I'm trying to parse CSV files from an external system which I have no control of.

  • comma is used as a separator
  • when cell contains comma then it's wrapped in quotes and all other quotes are escaped with another quote character.
  • (my problem) when cell was not wrapped in quotes then all quote characters are escaped with another quote nonetheless.

Example CSV:

qw""erty,"a""b""c""d,ef""""g"

Should be parsed as:

[['qw"erty', 'a"b"c"d,ef""g']]

However, I think that Python's csv module does not expect quote characters to be escaped when cell was not wrapped in quote chars in the first place. csv.reader(my_file) (with default doublequote=True) returns:

['qw""erty', 'a"b"c"d,ef""g']

Is there any way to parse this with python csv module ?

2
Why not replace all instances of '""' inside of double quotes with '\\"'? Then the csv reader should be able to work normally. - user554546
your quote character and escape character are the same? - Haleemur Ali
@JackManey "inside of double quotes" fragment was unnecessary, but overall I think it will work provided I escape all '\' characters as well. - matf

2 Answers

5
votes

Following on @JackManey comment where he suggested to replace all instances of '""' inside of double quotes with '\\"'.
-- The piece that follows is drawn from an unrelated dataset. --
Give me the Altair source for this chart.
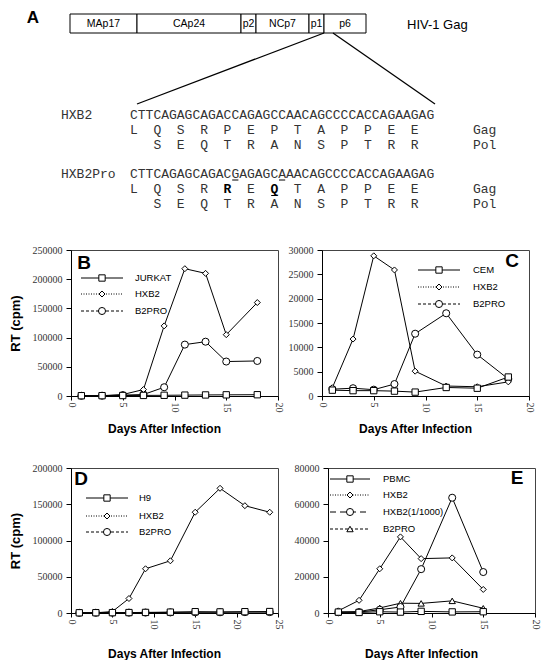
import altair as alt
import pandas as pd

# ---------------- Panel A data ----------------
gag_names = ["MAp17", "CAp24", "p2", "NCp7", "p1", "p6"]
gag_edges = [-1, 66, 170, 185, 238, 253, 295]          # schematic, not to scale
seq_names = ["HXB2", "HXB2Pro"]
seq_nt = ["CTTCAGAGCAGACCAGAGCCAACAGCCCCACCAGAAGAG",
          "CTTCAGAGCAGACGAGAGCAAACAGCCCCACCAGAAGAG"]
seq_gag = ["LQSRPEPTAPPEE", "LQSRREQTAPPEE"]
seq_pol = ["SEQTRANSPTRR", "SEQTRANSPTRR"]
nt_underlined = [13, 19]
gag_bold = [4, 6]
gag_underlined = [6]

# ---------------- Panels B-E data ----------------
b_days = [1, 3, 5, 7, 9, 11, 13, 15, 18]
b_jurkat = [500, 600, 800, 1000, 1200, 1500, 1800, 2000, 2200]
b_hxb2 = [300, 500, 2500, 11000, 120000, 218000, 210000, 105000, 160000]
b_b2pro = [300, 500, 1500, 2500, 15000, 88000, 93000, 59000, 60000]

c_days = [1, 3, 5, 7, 9, 12, 15, 18]
c_cem = [1200, 1100, 1100, 1000, 800, 1750, 1600, 3900]
c_hxb2 = [1700, 11700, 28800, 25900, 5100, 2050, 1900, 2900]
c_b2pro = [1400, 1600, 1300, 2450, 12800, 17000, 8500, 3500]

d_days = [1, 3, 5, 7, 9, 12, 15, 18, 21, 24]
d_h9 = [300, 400, 500, 600, 800, 1200, 1800, 1500, 1800, 2000]
d_hxb2 = [200, 300, 2000, 20000, 61000, 72000, 139000, 172000, 148000, 139000]
d_b2pro = [200, 300, 400, 500, 600, 800, 1000, 1000, 1200, 1200]

e_days = [1, 3, 5, 7, 9, 12, 15]
e_pbmc = [500, 300, 700, 500, 900, 600, 700]
e_hxb2 = [1200, 7000, 24400, 42000, 30000, 30400, 13000]
e_hxb2_1000 = [400, 500, 1800, 3300, 24200, 63600, 22600]
e_b2pro = [500, 800, 2800, 5400, 5300, 6700, 2600]

SANS = "Liberation Sans"
SERIF = "Liberation Serif"
MONO = "Liberation Mono"

# ---------------- Panel A chart ----------------
A_W, A_H = 470, 206
BAR_TOP, BAR_BOT = 4, 23
SEQ_X0, CW = 59, 7.8
NT_Y = [105, 164]
GAG_Y = [120, 179]
POL_Y = [135, 194]

sxA = alt.Scale(domain=[0, A_W], nice=False, zero=False)
syA = alt.Scale(domain=[A_H, 0], nice=False, zero=False)


def AX(f):
    return alt.X(f, type="quantitative", scale=sxA, axis=None)


def AY(f):
    return alt.Y(f, type="quantitative", scale=syA, axis=None)


seg_df = pd.DataFrame({
    "name": gag_names,
    "x0": gag_edges[:-1],
    "x1": gag_edges[1:],
})
seg_df["xm"] = (seg_df["x0"] + seg_df["x1"]) / 2
seg_df["y0"] = BAR_TOP
seg_df["y1"] = BAR_BOT
seg_df["ym"] = (BAR_TOP + BAR_BOT) / 2 + 0.5

rects = alt.Chart(seg_df).mark_rect(fill="white", stroke="black", strokeWidth=1).encode(
    x=AX("x0"), x2="x1", y=AY("y0"), y2="y1")
seg_text = alt.Chart(seg_df).mark_text(font=SANS, fontSize=10.5, baseline="middle", align="center",
                                       color="black").encode(x=AX("xm"), y=AY("ym"), text="name:N")

misc_df = pd.DataFrame({"t": ["HIV-1 Gag"], "x": [336], "y": [15]})
gag_title = alt.Chart(misc_df).mark_text(font=SANS, fontSize=13, align="left", baseline="middle",
                                         color="black").encode(x=AX("x"), y=AY("y"), text="t:N")
letA_df = pd.DataFrame({"t": ["A"], "x": [-38], "y": [8]})
letA = alt.Chart(letA_df).mark_text(font=SANS, fontSize=17, fontWeight="bold", align="center",
                                    baseline="middle", color="black").encode(x=AX("x"), y=AY("y"), text="t:N")

zoom_df = pd.DataFrame({"x": [253, 262], "y": [BAR_BOT, BAR_BOT], "x2": [66, 364], "y2": [94, 94]})
zoom_lines = alt.Chart(zoom_df).mark_rule(color="black", strokeWidth=1.3).encode(
    x=AX("x"), y=AY("y"), x2="x2", y2="y2")

lab_rows = []
for r in range(2):
    lab_rows.append(dict(t=seq_names[r], x=-10, y=NT_Y[r]))
    lab_rows.append(dict(t="Gag", x=402, y=GAG_Y[r]))
    lab_rows.append(dict(t="Pol", x=402, y=POL_Y[r]))
lab_df = pd.DataFrame(lab_rows)
seq_labels = alt.Chart(lab_df).mark_text(font=MONO, fontSize=13, align="left", baseline="middle",
                                         color="#333").encode(x=AX("x"), y=AY("y"), text="t:N")

chars = []
for r in range(2):
    for i, c in enumerate(seq_nt[r]):
        chars.append(dict(x=SEQ_X0 + (i + 0.5) * CW, y=NT_Y[r], ch=c, bold=False))
    for k, c in enumerate(seq_gag[r]):
        chars.append(dict(x=SEQ_X0 + (3 * k + 0.5) * CW, y=GAG_Y[r], ch=c,
                          bold=(r == 1 and k in gag_bold)))
    for j, c in enumerate(seq_pol[r]):
        chars.append(dict(x=SEQ_X0 + (3 * j + 3.5) * CW, y=POL_Y[r], ch=c, bold=False))
ch_df = pd.DataFrame(chars)
chars_norm = alt.Chart(ch_df[~ch_df["bold"]]).mark_text(
    font=MONO, fontSize=13, align="center", baseline="middle", color="#333").encode(
    x=AX("x"), y=AY("y"), text="ch:N")
chars_bold = alt.Chart(ch_df[ch_df["bold"]]).mark_text(
    font=MONO, fontSize=13, fontWeight="bold", align="center", baseline="middle", color="black").encode(
    x=AX("x"), y=AY("y"), text="ch:N")

ul = []
for i in nt_underlined:
    ul.append(dict(x=SEQ_X0 + i * CW + 0.8, x2=SEQ_X0 + (i + 1) * CW - 0.8, y=NT_Y[1] + 6))
for k in gag_underlined:
    ul.append(dict(x=SEQ_X0 + 3 * k * CW + 0.8, x2=SEQ_X0 + (3 * k + 1) * CW - 0.8, y=GAG_Y[1] + 6.5))
ul_df = pd.DataFrame(ul)
underlines = alt.Chart(ul_df).mark_rule(color="black", strokeWidth=1).encode(
    x=AX("x"), x2="x2", y=AY("y"))

panel_a = alt.layer(rects, seg_text, gag_title, letA, zoom_lines, seq_labels, chars_norm,
                    chars_bold, underlines).properties(
    width=A_W, height=A_H, view=alt.ViewBackground(fill="white", stroke="transparent"))


# ---------------- Panels B-E ----------------
def panel(days, names, values, shapes, sizes, dashes, x_max, y_max, y_step, w, h,
          letter, letter_px, leg_x, leg_rows, y_title, y_tpad, x_tpad):
    sx = alt.Scale(domain=[0, x_max], nice=False, zero=False)
    sy = alt.Scale(domain=[0, y_max], nice=False)
    xa = alt.Axis(values=list(range(0, x_max + 1, 5)), format="d", labelAngle=90,
                  labelFont=SERIF, labelFontSize=10, labelColor="#333", tickSize=4,
                  tickColor="black", domainColor="black", labelPadding=2, grid=False,
                  title="Days After Infection", titleFont=SANS, titleFontSize=12,
                  titleFontWeight="bold", titleColor="black", titleX=93, titleAlign="center",
                  titlePadding=x_tpad, labelFlush=False, labelOverlap=False)
    ya = alt.Axis(values=list(range(0, y_max + 1, y_step)), format="d",
                  labelFont=SERIF, labelFontSize=10, labelColor="#333", tickSize=5,
                  tickColor="black", domainColor="black", labelPadding=4, grid=False,
                  title="RT (cpm)" if y_title else None, titleFont=SANS, titleFontSize=13,
                  titleFontWeight="bold", titleColor="black", titlePadding=y_tpad)

    def X(f):
        return alt.X(f, type="quantitative", scale=sx, axis=xa)

    def Y(f):
        return alt.Y(f, type="quantitative", scale=sy, axis=ya)

    series = []
    for name, vals in zip(names, values):
        series.append(pd.DataFrame({"series": name, "day": days, "rt": vals}))

    line_layers = []
    point_layers = []
    # first-listed series (uninfected cells) drawn last, on top
    for df, shp, sz in reversed(list(zip(series, shapes, sizes))):
        line_layers.append(alt.Chart(df).mark_line(color="black", strokeWidth=1).encode(
            x=X("day"), y=Y("rt")))
        point_layers.append(alt.Chart(df).mark_point(
            shape=shp, size=sz, filled=True, fill="white", stroke="black", strokeWidth=1,
            opacity=1).encode(x=X("day"), y=Y("rt")))

    leg = pd.DataFrame({"series": names})
    leg["ly"] = [y_max * (1 - r / h) for r in leg_rows]
    leg["x1"] = leg_x[0] * x_max / w
    leg["x2"] = leg_x[1] * x_max / w
    leg["xm"] = leg_x[2] * x_max / w
    leg["xt"] = leg_x[3] * x_max / w
    leg_layers = []
    for i, (shp, sz, dash) in enumerate(zip(shapes, sizes, dashes)):
        row = leg.iloc[[i]]
        leg_layers.append(alt.Chart(row).mark_rule(color="black", strokeWidth=1,
                                                   strokeDash=dash).encode(
            x=X("x1"), x2="x2", y=Y("ly")))
        leg_layers.append(alt.Chart(row).mark_point(
            shape=shp, size=sz, filled=True, fill="white", stroke="black", strokeWidth=1,
            opacity=1).encode(x=X("xm"), y=Y("ly")))
    leg_txt = alt.Chart(leg).mark_text(font=SANS, fontSize=9.5, align="left", baseline="middle",
                                       color="black").encode(x=X("xt"), y=Y("ly"), text="series:N")

    let_df = pd.DataFrame({"t": [letter], "x": [letter_px[0] * x_max / w],
                           "y": [y_max * (1 - letter_px[1] / h)]})
    let = alt.Chart(let_df).mark_text(font=SANS, fontSize=19, fontWeight="bold", align="center",
                                      baseline="middle", color="black").encode(
        x=X("x"), y=Y("y"), text="t:N")

    return alt.layer(*line_layers, *point_layers, *leg_layers, leg_txt, let).properties(
        width=w, height=h)


sh3 = ["square", "diamond", "circle"]
sz3 = [40, 36, 50]
ds3 = [[1, 0], [1, 1.5], [3, 2]]

panel_b = panel(b_days, ["JURKAT", "HXB2", "B2PRO"], [b_jurkat, b_hxb2, b_b2pro], sh3, sz3, ds3,
                20, 250000, 50000, 207, 146, "B", (13, 13), (10, 52, 31, 64), [28, 44, 61],
                True, 10, 11)
panel_c = panel(c_days, ["CEM", "HXB2", "B2PRO"], [c_cem, c_hxb2, c_b2pro], sh3, sz3, ds3,
                20, 30000, 5000, 207, 146, "C", (190, 11), (96, 138, 117, 151), [20, 37, 54],
                False, 10, 11)
panel_d = panel(d_days, ["H9", "HXB2", "B2PRO"], [d_h9, d_hxb2, d_b2pro], sh3, sz3, ds3,
                25, 200000, 50000, 207, 145, "D", (10, 11), (15, 57, 36, 68), [30, 48, 64],
                True, 10, 19)
panel_e = panel(e_days, ["PBMC", "HXB2", "HXB2(1/1000)", "B2PRO"],
                [e_pbmc, e_hxb2, e_hxb2_1000, e_b2pro],
                ["square", "diamond", "circle", "triangle-up"], [40, 36, 50, 40],
                [[1, 0], [1, 1.5], [6, 4], [3, 2]],
                20, 80000, 20000, 207, 145, "E", (189, 10), (2, 42, 22, 55), [11, 27, 44, 61],
                False, 10, 19)

row1 = alt.hconcat(panel_b, panel_c, spacing=44, bounds="flush")
row2 = alt.hconcat(panel_d, panel_e, spacing=50, bounds="flush")

chart = alt.vconcat(panel_a, row1, row2, spacing=27).properties(
    padding={"left": 0, "top": 0, "right": 0, "bottom": 0}, background="white"
).configure_view(stroke="#444", strokeWidth=1)

chart.save("out.html", embed_options={"renderer": "svg", "actions": False})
Recognizing if we are currently inside of double quoted cells turned out to be unnecessary and we can replace all instances of '""' with '\\"'. Python documentation says:

On reading, the escapechar removes any special meaning from the following character

However this would still break in the case where original cell already contains escape characters, example: 'qw\\\\""erty' producing [['qw\\"erty']]. So we have to escape the escape characters before parsing too.

Final solution:

with open(file_path, 'rb') as f:
  content = f.read().replace('\\', '\\\\').replace('""', '\\"')
  reader = csv.reader(StringIO(content), doublequote=False, escapechar='\\')
  return [row for row in reader]
0
votes

as @JackManey suggests, after reading the file, you can replace the two-double-quotes with a single-double-quote.

my_file_onequote = [col.replace('""', '"') for col in row for row in my_file]